Important: in this homework you must use pure datastructure primitives in order to build towards the next homework efficiently. You will suffer a serious reduction in marks if you use regular Python datastructures.
Submit a .pdf file to gradescope.ca showing your answers for each section. As in previous homeworks copy the provided wandb report and replace the plotted runs with your own.
Convergence of prior expectations against wall-clock time will be assessed for the short HOPPL programs below. Prior expectations (and or variances where applicable) that are within 5% of ground truth within 30 minutes of wall-clock runtime will be given 10 points each. Ten points will also be awarded for passing all tests (“Program” 1).
Provide histogram plots of the distributions obtained for each return value of each program.
Report successful in passing all of the deterministic tests in the HW5 support code.
A geometrically distributed random quantity. Effectively a very small rejection sampler.
(defn until-success [p n]
(if (sample (flip p))
n
(until-success p (+ n 1))))
(let [p 0.01]
(until-success p 0))
A normally distributed random quantity, via transformation and rejection. Take a little time to think about the sampled values of x and y and be amazed that this works. Think a little about how to deal with this kind of case in amortized inference settings.

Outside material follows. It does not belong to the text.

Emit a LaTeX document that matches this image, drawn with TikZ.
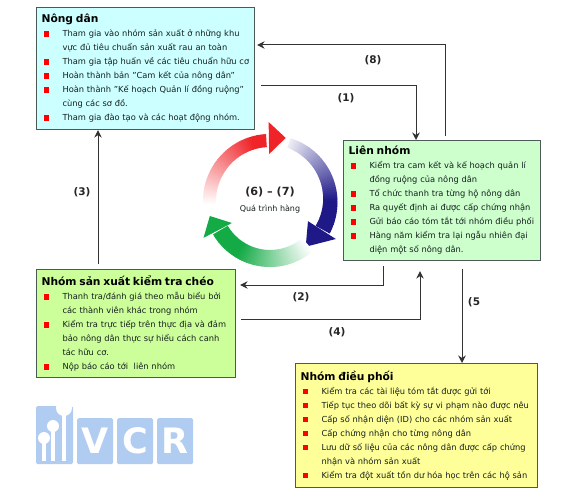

(defn marsaglia-normal [mean var]
(let [d (uniform-continuous -1.0 1.0)
x (sample d)
y (sample d)
s (+ (* x x ) (* y y ))]
(if (< s 1)
(+ mean (* (sqrt var)
(* x (sqrt (* -2 (/ ( log s) s))))))
(marsaglia-normal mean var))))
(let [mu (marsaglia-normal 1 5)
sigma (sqrt 2)
lik (normal mu sigma)]
(observe lik 8)
(observe lik 9)
mu)
It’s an HMM again, this time implemented generically. Take the time to read this source code to see how this works. When you get this working you can be very proud. You will be most of the way towards a very powerful HOPPL language implementation.
(defn reduce [f x values]
(if (empty? values)
x
(reduce f (f x (first values)) (rest values))))
(let [observations [0.9 0.8 0.7 0.0 -0.025 -5.0 -2.0 -0.1 0.0 0.13 0.45 6 0.2 0.3 -1 -1]
init-dist (discrete [1.0 1.0 1.0])
trans-dists {0 (discrete [0.1 0.5 0.4])
1 (discrete [0.2 0.2 0.6])
2 (discrete [0.15 0.15 0.7])}
obs-dists {0 (normal -1 1)
1 (normal 1 1)
2 (normal 0 1)}]
(reduce
(fn [states obs]
(let [state (sample (get trans-dists
(peek states)))]
(observe (get obs-dists state) obs)
(conj states state)))
[(sample init-dist)]
observations))
Additionally, helpful Python scaffolding is provided, highlighting in particular primitives implemented in terms of PyTorch. Reminder: in this homework you must use pure datastructure primitives in order to build towards the next homework efficiently. You will suffer a serious reduction in marks if you use regular Python datastructures.